Material provided>
· · · · ·

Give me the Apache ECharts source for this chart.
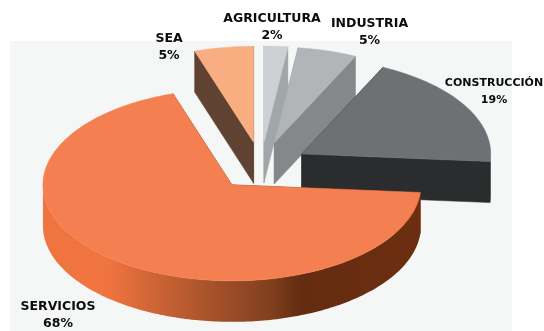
<!DOCTYPE html>
<html>
<head>
<meta charset="utf-8">
<style>html,body{margin:0;padding:0;background:#fff}#c{width:544px;height:331px}</style>
<script src="https://cdn.jsdelivr.net/npm/echarts@6/dist/echarts.min.js"></script>
</head>
<body>
<div id="c"></div>
<script>
var categories = ['AGRICULTURA', 'INDUSTRIA', 'CONSTRUCCIÓN', 'SERVICIOS', 'SEA'];
var shares = [2, 5, 19, 68, 5];

var topColors = ['#ccd0d2', '#b2b5b7', '#6f7074', '#f47f50', '#f9ae82'];
var sideColors = ['#a1a6a8', '#85878a', '#2a2c2e', '#6d2e10', '#5f4232'];
var labelAnchors = {
  'AGRICULTURA': [272, 27.5], 'INDUSTRIA': [369.5, 32.5], 'CONSTRUCCIÓN': [494, 92],
  'SERVICIOS': [58, 315.5], 'SEA': [169, 47]
};
var labelSizes = { 'AGRICULTURA': 12.5, 'INDUSTRIA': 12.5, 'CONSTRUCCIÓN': 11, 'SERVICIOS': 12.5, 'SEA': 12.5 };
var layout = { cx: 261, cy: 166, rx: 189, ry: 96, ex: 47, ey: 24, depth: 41, startAngle: 270 };
var rimGradient = {
  type: 'linear', x: 0, y: 0, x2: 1, y2: 0,
  colorStops: [
    { offset: 0, color: '#f07440' }, { offset: 0.17, color: '#f07440' },
    { offset: 0.435, color: '#a9532b' }, { offset: 0.61, color: '#7f3f1e' },
    { offset: 0.68, color: '#642c10' }, { offset: 1, color: '#6d2e10' }
  ]
};

var total = shares.reduce(function (a, b) { return a + b; }, 0);
function rad(d) { return d * Math.PI / 180; }

function renderSlice(params, api) {
  var i = params.dataIndex, L = layout, before = 0;
  for (var k = 0; k < i; k++) before += shares[k];
  var a0 = L.startAngle + before / total * 360;
  var a1 = a0 + api.value(0) / total * 360;
  var mid = rad((a0 + a1) / 2);
  var ax = L.cx + L.ex * Math.cos(mid), ay = L.cy + L.ey * Math.sin(mid);
  var D = L.depth;
  function pt(a) { return [ax + L.rx * Math.cos(rad(a)), ay + L.ry * Math.sin(rad(a))]; }
  var arc = [], rims = [], run = [], n = Math.ceil(a1 - a0), s, a, p;
  for (s = 0; s <= n; s++) {
    a = a0 + (a1 - a0) * s / n; p = pt(a); arc.push(p);
    if (Math.sin(rad(a)) > -0.001) run.push(p);
    else if (run.length) { rims.push(run); run = []; }
  }
  if (run.length) rims.push(run);
  var side = i === 3 ? rimGradient : sideColors[i];
  var kids = [];
  function quad(p1) {
    kids.push({ type: 'polygon', shape: { points: [[ax, ay], p1, [p1[0], p1[1] + D], [ax, ay + D]] },
      style: { fill: sideColors[i], stroke: sideColors[i], lineWidth: 0.5 } });
  }
  quad(arc[0]); quad(arc[arc.length - 1]);
  rims.forEach(function (r) {
    var low = r.map(function (q) { return [q[0], q[1] + D]; }).reverse();
    kids.push({ type: 'polygon', shape: { points: r.concat(low) }, style: { fill: side } });
  });
  kids.push({ type: 'polygon', shape: { points: [[ax, ay]].concat(arc) },
    style: { fill: topColors[i], stroke: topColors[i], lineWidth: 0.5 } });
  var lab = labelAnchors[categories[i]];
  kids.push({ type: 'text', z2: 50, style: {
    text: categories[i] + '\n' + api.value(0) + '%', x: lab[0], y: lab[1],
    textAlign: 'center', textVerticalAlign: 'middle', lineHeight: 17,
    font: 'bold ' + labelSizes[categories[i]] + 'px "DejaVu Sans"', fill: '#0c0c0c' } });
  return { type: 'group', children: kids };
}

var chart = echarts.init(document.getElementById('c'), null, { renderer: 'canvas' });
chart.setOption({
  animation: false,
  backgroundColor: '#ffffff',
  graphic: [{ type: 'rect', z: -1, silent: true, shape: { x: 10, y: 41, width: 502, height: 290 }, style: { fill: '#f5f7f7' } }],
  series: [{
    type: 'custom', coordinateSystem: 'none', silent: true,
    renderItem: renderSlice,
    data: shares.map(function (v, i) { return { name: categories[i], value: [v] }; })
  }]
});
</script>
</body>
</html>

· · · · ·

Aim of the task> Exclude the pictures, and transcribe all of the material exactly.

Task solution>
Give me the Apache ECharts source for this chart.
<!DOCTYPE html>
<html>
<head>
<meta charset="utf-8">
<style>html,body{margin:0;padding:0;background:#fff}#c{width:544px;height:331px}</style>
<script src="https://cdn.jsdelivr.net/npm/echarts@6/dist/echarts.min.js"></script>
</head>
<body>
<div id="c"></div>
<script>
var categories = ['AGRICULTURA', 'INDUSTRIA', 'CONSTRUCCIÓN', 'SERVICIOS', 'SEA'];
var shares = [2, 5, 19, 68, 5];

var topColors = ['#ccd0d2', '#b2b5b7', '#6f7074', '#f47f50', '#f9ae82'];
var sideColors = ['#a1a6a8', '#85878a', '#2a2c2e', '#6d2e10', '#5f4232'];
var labelAnchors = {
  'AGRICULTURA': [272, 27.5], 'INDUSTRIA': [369.5, 32.5], 'CONSTRUCCIÓN': [494, 92],
  'SERVICIOS': [58, 315.5], 'SEA': [169, 47]
};
var labelSizes = { 'AGRICULTURA': 12.5, 'INDUSTRIA': 12.5, 'CONSTRUCCIÓN': 11, 'SERVICIOS': 12.5, 'SEA': 12.5 };
var layout = { cx: 261, cy: 166, rx: 189, ry: 96, ex: 47, ey: 24, depth: 41, startAngle: 270 };
var rimGradient = {
  type: 'linear', x: 0, y: 0, x2: 1, y2: 0,
  colorStops: [
    { offset: 0, color: '#f07440' }, { offset: 0.17, color: '#f07440' },
    { offset: 0.435, color: '#a9532b' }, { offset: 0.61, color: '#7f3f1e' },
    { offset: 0.68, color: '#642c10' }, { offset: 1, color: '#6d2e10' }
  ]
};

var total = shares.reduce(function (a, b) { return a + b; }, 0);
function rad(d) { return d * Math.PI / 180; }

function renderSlice(params, api) {
  var i = params.dataIndex, L = layout, before = 0;
  for (var k = 0; k < i; k++) before += shares[k];
  var a0 = L.startAngle + before / total * 360;
  var a1 = a0 + api.value(0) / total * 360;
  var mid = rad((a0 + a1) / 2);
  var ax = L.cx + L.ex * Math.cos(mid), ay = L.cy + L.ey * Math.sin(mid);
  var D = L.depth;
  function pt(a) { return [ax + L.rx * Math.cos(rad(a)), ay + L.ry * Math.sin(rad(a))]; }
  var arc = [], rims = [], run = [], n = Math.ceil(a1 - a0), s, a, p;
  for (s = 0; s <= n; s++) {
    a = a0 + (a1 - a0) * s / n; p = pt(a); arc.push(p);
    if (Math.sin(rad(a)) > -0.001) run.push(p);
    else if (run.length) { rims.push(run); run = []; }
  }
  if (run.length) rims.push(run);
  var side = i === 3 ? rimGradient : sideColors[i];
  var kids = [];
  function quad(p1) {
    kids.push({ type: 'polygon', shape: { points: [[ax, ay], p1, [p1[0], p1[1] + D], [ax, ay + D]] },
      style: { fill: sideColors[i], stroke: sideColors[i], lineWidth: 0.5 } });
  }
  quad(arc[0]); quad(arc[arc.length - 1]);
  rims.forEach(function (r) {
    var low = r.map(function (q) { return [q[0], q[1] + D]; }).reverse();
    kids.push({ type: 'polygon', shape: { points: r.concat(low) }, style: { fill: side } });
  });
  kids.push({ type: 'polygon', shape: { points: [[ax, ay]].concat(arc) },
    style: { fill: topColors[i], stroke: topColors[i], lineWidth: 0.5 } });
  var lab = labelAnchors[categories[i]];
  kids.push({ type: 'text', z2: 50, style: {
    text: categories[i] + '\n' + api.value(0) + '%', x: lab[0], y: lab[1],
    textAlign: 'center', textVerticalAlign: 'middle', lineHeight: 17,
    font: 'bold ' + labelSizes[categories[i]] + 'px "DejaVu Sans"', fill: '#0c0c0c' } });
  return { type: 'group', children: kids };
}

var chart = echarts.init(document.getElementById('c'), null, { renderer: 'canvas' });
chart.setOption({
  animation: false,
  backgroundColor: '#ffffff',
  graphic: [{ type: 'rect', z: -1, silent: true, shape: { x: 10, y: 41, width: 502, height: 290 }, style: { fill: '#f5f7f7' } }],
  series: [{
    type: 'custom', coordinateSystem: 'none', silent: true,
    renderItem: renderSlice,
    data: shares.map(function (v, i) { return { name: categories[i], value: [v] }; })
  }]
});
</script>
</body>
</html>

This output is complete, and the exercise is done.